Drug Interaction at the Lipid Bilayer-Potassium Channel Interface

Abstract

The naturally occurring resin acid dehydroabietic acid (DHAA) opens a voltage-gated K channel by shifting the voltage dependence of the channel activation to more negative voltages. We synthesized 140 DHAA-derivatives and found that subtle alterations in the chemical structure of DHAA can have a large effect on the channel opening. Several of the channel-opening DHAA derivatives reduced excitability in dorsal root ganglion neurons, suggesting a possibility to act against diseases with increased cellular excitability. Here we searched for the mechanism and site of action for the DHAA derivatives.

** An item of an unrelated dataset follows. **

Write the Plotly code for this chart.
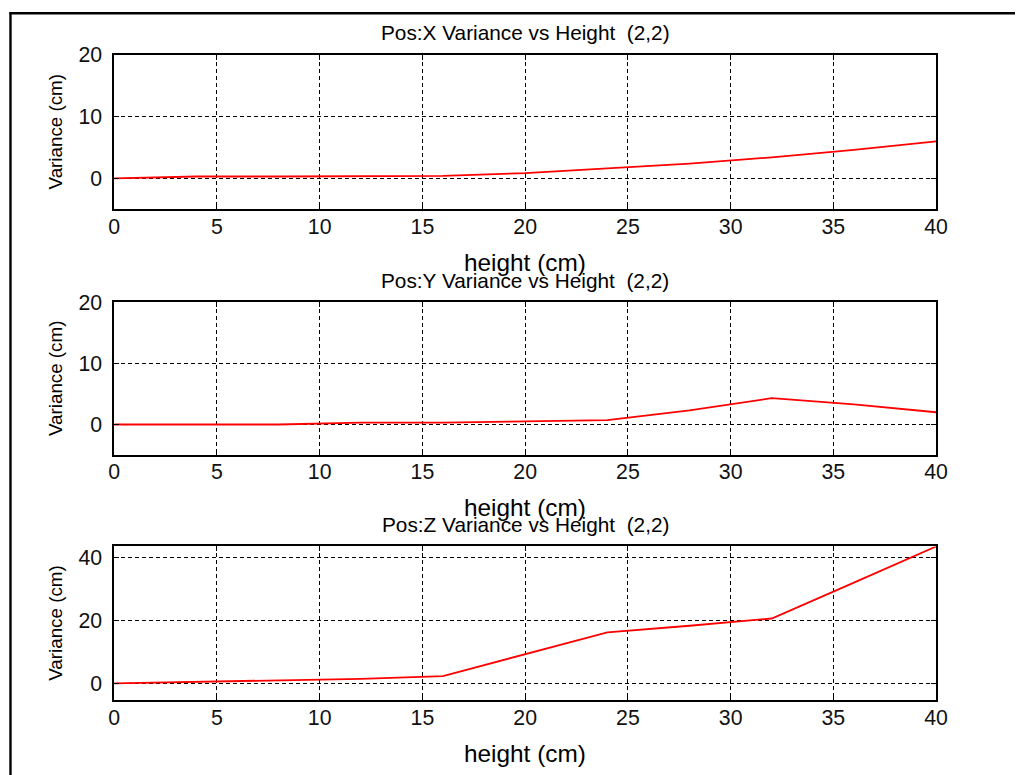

We expressed the non-inactivating Shaker K channel in Xenopus oocytes and studied the ion currents with a two-electrode voltage clamp technique. By utilizing the ILT-mutant, which separates the final channel-opening transition from the earlier transitions, we found that the DHAA derivatives had an almost isolated effect on the channel-opening transition. 100 μM of one DHAA derivative affected this last transition by −65 mV. We also found that the charge profile of the voltage sensor S4 was critical for the effect. Addition of positively charged arginines in specific positions increased the channel opening effects of the negatively charged DHAA derivatives, while addition of arginines on the opposite side of the S4 helix had opposing effects, suggesting that the DHAA derivatives support or prevent rotation of S4 to support or prevent channel opening. In general, the DHAA derivatives affected channel closing kinetic but not channel opening kinetic suggesting a rather specific effect and site of action. In-silico docking, molecular dynamics, and mutational analyses suggested a binding site in the cleft between the transmembrane segments S3 and S4. We conclude that certain resin-acid derivatives bind at the interface between the lipid bilayer and S3 and S4 of the channel's voltage-sensor domain, to electrostatically facilitate K channel opening.